Иммерсив должен быть честно российским — тогда, возможно, он будет интересен европейцам. А лучше преподносить шоу вообще иначе. Как сделал, например, Максим Диденко в своей масштабной постановке по мотивам фильма «Цирк» Григория Александрова 1936 года. Великолепный спектакль с Ингеборгой Дапкунайте в главной роли, который, несмотря на преувеличение формы и оживающий «советский Болливуд» на сцене, все же очень достоверен. Зритель получает возможность посмотреть на все будто через большую лупу — такое чисто детское восприятие мира.

Спектакль «Проза»

Еще один пример удачного шоу — опера по рассказам Чехова и Мамлеева «Проза», поставленная в «Электротеатре Станиславский», в которой сюжеты двух авторов расходятся и сходятся вместе, как круги на воде. Композитор Владимир Раннев второй раз выступил в качестве режиссера, и эта работа оказалась великолепной. А благодаря художнице Марине Алексеевой получился не только музыкальный, но и визуальный шедевр.


Интересно, что российский театр самодостаточен и не стремится на международную арену. Создается ощущение, что дома ему хватает зрителей, с которыми можно говорить привычными метафорами. При попытке вступить в переговоры о возможном приглашении на фестиваль в Германию только пара театров имеют хорошо подготовленную документацию, быстро и четко отвечают. Нередко сложно добиться даже первичных ответов. Часто завышают ценники на гонорары. Многие театры, кажется, вовсе не задумываются о вывозе спектаклей. Эта тема обсуждалась во время круглого стола, и большинство гостей — моих европейских коллег — сталкивались с подобными ситуациями.

При этом российский театр Европе все еще интересен, чего нельзя сказать о российской культуре в целом.

Сейчас, по мнению европейцев, «Россия — злая, Путин — страшный» — это не могло не затронуть культурные процессы. Они сжались до минимума. Театр остается единственной формой искусства в России, которая продолжает реагировать на происходящее в обществе: изобразительное искусство, кроме пары имен, — неинтересно; музыка — только классическая, то есть важна техника исполнения, а не мысль. А вот театр все еще думает и заставляет думать других.

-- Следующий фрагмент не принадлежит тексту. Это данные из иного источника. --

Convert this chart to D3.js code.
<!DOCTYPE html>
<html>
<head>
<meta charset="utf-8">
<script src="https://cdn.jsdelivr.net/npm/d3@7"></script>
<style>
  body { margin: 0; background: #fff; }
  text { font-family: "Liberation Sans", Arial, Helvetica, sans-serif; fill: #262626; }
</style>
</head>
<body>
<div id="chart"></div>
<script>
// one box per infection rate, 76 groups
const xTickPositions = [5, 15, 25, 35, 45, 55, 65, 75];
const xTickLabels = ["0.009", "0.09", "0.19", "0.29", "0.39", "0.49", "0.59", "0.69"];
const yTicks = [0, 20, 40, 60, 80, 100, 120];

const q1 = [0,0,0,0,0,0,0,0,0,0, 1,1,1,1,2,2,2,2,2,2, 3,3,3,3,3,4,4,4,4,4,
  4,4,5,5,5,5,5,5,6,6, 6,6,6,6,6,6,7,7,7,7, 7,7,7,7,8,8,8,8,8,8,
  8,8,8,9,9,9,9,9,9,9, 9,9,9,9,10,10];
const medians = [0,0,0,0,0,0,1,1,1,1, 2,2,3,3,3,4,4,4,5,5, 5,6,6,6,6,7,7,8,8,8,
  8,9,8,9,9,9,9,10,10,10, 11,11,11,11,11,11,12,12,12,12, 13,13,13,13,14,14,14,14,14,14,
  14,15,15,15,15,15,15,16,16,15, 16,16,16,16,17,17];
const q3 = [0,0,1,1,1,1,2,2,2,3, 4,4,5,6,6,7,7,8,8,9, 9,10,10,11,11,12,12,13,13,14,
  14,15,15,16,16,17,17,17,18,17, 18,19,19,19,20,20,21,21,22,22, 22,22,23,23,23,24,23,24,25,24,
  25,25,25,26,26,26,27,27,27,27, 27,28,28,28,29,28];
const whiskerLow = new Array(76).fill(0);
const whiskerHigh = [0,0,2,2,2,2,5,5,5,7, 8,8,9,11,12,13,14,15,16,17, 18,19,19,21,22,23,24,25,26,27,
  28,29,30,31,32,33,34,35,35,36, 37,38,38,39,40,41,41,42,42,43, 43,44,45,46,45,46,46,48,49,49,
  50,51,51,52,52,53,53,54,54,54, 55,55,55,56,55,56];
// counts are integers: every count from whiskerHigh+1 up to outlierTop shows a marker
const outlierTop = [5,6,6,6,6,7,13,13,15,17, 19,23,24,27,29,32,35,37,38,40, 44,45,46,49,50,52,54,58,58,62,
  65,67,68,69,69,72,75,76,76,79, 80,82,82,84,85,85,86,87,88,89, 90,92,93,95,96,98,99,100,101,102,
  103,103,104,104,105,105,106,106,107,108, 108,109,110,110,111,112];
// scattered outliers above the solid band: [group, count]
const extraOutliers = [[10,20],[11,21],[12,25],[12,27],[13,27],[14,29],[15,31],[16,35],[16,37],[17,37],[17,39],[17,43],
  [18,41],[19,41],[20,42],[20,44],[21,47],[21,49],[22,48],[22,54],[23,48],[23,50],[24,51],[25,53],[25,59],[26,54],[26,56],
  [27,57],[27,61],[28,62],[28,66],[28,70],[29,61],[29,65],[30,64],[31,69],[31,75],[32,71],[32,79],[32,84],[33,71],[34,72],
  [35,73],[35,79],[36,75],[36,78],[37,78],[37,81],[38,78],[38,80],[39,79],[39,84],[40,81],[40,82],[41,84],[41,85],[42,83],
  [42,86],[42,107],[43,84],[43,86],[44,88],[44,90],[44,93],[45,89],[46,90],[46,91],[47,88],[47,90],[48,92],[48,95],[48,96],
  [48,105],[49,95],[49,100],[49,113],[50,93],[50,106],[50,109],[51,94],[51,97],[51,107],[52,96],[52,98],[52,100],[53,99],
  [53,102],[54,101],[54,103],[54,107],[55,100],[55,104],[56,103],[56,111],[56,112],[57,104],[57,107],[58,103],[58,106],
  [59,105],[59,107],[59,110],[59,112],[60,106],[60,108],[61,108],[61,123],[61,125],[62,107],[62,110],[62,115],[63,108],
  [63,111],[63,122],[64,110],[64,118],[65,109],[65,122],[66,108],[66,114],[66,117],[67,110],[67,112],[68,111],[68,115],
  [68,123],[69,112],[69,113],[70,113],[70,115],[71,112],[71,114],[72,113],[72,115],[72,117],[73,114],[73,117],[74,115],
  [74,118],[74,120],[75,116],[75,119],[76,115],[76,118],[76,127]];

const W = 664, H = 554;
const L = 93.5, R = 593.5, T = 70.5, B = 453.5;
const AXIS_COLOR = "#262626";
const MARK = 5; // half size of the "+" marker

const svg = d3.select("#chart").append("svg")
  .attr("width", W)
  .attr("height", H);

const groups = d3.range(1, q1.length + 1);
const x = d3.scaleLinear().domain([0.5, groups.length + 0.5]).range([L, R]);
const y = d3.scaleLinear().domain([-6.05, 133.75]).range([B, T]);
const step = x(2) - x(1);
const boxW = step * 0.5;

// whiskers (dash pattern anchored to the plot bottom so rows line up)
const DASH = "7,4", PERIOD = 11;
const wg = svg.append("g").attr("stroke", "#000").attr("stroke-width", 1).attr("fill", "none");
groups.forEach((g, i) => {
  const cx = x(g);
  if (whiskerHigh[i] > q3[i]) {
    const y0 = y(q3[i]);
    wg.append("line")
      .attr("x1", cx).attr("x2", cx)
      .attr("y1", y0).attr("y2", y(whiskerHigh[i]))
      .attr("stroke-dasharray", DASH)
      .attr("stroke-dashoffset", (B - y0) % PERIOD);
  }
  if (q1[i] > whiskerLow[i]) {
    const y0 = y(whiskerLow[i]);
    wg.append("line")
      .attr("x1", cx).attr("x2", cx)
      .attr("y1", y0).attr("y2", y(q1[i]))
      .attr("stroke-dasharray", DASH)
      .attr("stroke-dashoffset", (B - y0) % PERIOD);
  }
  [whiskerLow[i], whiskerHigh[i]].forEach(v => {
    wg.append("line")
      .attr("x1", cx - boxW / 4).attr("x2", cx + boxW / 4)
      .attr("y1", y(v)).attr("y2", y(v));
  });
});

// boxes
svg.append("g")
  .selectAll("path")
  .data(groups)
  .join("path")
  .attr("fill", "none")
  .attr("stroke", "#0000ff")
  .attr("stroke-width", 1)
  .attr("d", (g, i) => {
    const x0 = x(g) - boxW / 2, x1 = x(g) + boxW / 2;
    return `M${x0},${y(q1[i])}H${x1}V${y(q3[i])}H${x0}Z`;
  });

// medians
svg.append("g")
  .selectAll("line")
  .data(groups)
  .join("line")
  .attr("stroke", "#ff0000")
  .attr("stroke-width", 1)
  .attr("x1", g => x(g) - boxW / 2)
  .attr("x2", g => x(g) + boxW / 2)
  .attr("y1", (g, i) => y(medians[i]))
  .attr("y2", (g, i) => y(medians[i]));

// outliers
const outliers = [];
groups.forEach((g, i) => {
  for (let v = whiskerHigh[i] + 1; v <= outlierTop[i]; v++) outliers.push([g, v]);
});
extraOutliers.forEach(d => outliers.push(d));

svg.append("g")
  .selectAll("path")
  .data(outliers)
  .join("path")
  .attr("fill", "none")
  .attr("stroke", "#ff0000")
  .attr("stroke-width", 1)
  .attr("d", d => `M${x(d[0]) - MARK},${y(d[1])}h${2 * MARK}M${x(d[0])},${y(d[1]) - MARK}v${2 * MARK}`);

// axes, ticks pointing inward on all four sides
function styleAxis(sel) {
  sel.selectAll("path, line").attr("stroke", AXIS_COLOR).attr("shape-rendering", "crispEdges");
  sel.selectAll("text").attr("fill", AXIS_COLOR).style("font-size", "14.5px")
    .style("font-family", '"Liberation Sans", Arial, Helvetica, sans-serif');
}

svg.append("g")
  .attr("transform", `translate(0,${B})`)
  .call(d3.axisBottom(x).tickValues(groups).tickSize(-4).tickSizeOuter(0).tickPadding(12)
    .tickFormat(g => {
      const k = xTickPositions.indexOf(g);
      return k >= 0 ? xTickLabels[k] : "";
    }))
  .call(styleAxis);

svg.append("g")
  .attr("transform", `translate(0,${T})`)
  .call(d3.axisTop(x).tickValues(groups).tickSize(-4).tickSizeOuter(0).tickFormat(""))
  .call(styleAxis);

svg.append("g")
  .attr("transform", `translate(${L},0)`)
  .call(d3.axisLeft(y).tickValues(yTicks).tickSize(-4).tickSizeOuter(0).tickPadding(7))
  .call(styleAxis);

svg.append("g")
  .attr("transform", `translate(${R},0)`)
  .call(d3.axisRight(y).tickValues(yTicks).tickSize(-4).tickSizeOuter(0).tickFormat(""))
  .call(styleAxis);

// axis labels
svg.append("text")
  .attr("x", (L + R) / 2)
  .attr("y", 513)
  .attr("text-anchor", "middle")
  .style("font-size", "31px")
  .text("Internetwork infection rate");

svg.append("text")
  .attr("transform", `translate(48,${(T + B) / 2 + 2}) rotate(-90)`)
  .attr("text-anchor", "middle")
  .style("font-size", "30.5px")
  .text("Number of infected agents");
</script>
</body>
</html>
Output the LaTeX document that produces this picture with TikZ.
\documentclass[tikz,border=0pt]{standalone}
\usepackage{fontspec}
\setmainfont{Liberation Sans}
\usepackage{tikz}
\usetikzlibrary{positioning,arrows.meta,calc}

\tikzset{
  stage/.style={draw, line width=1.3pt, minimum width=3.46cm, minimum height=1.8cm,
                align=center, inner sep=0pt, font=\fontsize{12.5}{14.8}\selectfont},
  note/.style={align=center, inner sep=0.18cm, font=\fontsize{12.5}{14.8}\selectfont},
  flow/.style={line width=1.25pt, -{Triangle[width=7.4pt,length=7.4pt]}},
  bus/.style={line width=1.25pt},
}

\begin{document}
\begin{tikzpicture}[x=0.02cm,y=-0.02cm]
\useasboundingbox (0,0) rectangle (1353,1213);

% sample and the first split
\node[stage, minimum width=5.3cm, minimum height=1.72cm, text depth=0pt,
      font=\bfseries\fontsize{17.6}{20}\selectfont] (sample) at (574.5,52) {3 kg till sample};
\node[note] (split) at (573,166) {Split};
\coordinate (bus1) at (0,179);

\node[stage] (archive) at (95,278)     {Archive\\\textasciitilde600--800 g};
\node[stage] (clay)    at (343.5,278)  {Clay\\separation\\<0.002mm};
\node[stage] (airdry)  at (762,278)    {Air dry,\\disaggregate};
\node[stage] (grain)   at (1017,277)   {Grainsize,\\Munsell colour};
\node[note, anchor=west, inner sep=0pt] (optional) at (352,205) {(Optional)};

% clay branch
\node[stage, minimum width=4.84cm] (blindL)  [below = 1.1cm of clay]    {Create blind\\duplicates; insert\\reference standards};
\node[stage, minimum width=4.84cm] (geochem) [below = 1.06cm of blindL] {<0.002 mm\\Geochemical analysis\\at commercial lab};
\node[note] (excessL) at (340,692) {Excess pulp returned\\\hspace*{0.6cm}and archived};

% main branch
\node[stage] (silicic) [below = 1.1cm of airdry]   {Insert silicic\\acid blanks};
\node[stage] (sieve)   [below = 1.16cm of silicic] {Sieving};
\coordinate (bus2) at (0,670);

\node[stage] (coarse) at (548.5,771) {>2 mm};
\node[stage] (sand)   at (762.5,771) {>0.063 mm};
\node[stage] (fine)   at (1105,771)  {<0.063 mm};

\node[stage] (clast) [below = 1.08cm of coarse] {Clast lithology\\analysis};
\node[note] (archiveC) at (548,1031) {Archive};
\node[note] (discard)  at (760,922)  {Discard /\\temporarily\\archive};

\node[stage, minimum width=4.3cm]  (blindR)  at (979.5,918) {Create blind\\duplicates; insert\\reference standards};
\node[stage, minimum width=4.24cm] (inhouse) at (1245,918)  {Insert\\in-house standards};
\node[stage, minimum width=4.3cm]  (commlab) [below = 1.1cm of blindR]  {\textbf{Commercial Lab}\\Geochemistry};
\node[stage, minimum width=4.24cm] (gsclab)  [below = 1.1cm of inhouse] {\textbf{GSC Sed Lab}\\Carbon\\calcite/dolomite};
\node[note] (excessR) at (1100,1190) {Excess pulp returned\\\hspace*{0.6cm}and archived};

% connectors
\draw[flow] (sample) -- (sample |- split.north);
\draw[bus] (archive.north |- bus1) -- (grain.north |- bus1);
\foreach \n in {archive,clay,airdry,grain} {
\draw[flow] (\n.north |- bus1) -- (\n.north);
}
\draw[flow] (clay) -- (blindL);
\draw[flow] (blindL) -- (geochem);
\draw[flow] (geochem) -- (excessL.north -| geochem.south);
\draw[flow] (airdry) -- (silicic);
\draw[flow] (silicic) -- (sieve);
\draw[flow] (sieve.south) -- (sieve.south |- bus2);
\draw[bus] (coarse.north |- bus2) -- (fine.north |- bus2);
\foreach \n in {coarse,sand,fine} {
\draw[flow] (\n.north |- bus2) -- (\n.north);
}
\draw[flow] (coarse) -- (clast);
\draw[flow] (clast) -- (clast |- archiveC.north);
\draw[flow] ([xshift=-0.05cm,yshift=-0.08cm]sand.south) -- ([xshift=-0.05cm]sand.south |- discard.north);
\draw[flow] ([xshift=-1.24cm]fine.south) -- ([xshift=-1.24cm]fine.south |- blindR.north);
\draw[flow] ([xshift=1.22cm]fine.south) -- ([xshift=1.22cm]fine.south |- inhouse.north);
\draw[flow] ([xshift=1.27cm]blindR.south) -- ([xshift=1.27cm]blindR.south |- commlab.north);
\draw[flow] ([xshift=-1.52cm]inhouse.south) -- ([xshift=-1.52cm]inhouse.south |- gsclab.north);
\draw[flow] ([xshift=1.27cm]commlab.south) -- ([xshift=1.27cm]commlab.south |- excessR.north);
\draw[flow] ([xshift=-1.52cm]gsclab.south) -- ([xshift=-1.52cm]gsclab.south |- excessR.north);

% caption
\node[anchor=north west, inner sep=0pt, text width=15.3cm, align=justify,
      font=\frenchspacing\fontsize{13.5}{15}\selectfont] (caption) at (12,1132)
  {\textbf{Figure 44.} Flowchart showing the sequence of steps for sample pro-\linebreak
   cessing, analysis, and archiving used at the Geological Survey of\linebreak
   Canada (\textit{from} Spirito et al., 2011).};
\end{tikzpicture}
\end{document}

У театра всегда есть определенная и понятная задача — он обрабатывает социальный запрос. Это институция, которая наряду с безусловным развлекательным контекстом выполняет обучающую, просветительскую функцию. Любой спектакль — это зеркало, кривое или правдивое, в которое режиссер заставляет смотреться зрителя. Грустно было увидеть, что ныне отражают постановки. Россия буквально за год превратилась для Европы в заграницу. Сегодня российский театр рассказывает истории уже не про эмоции, он требует, чтобы каждый принял решение: он остается или уходит.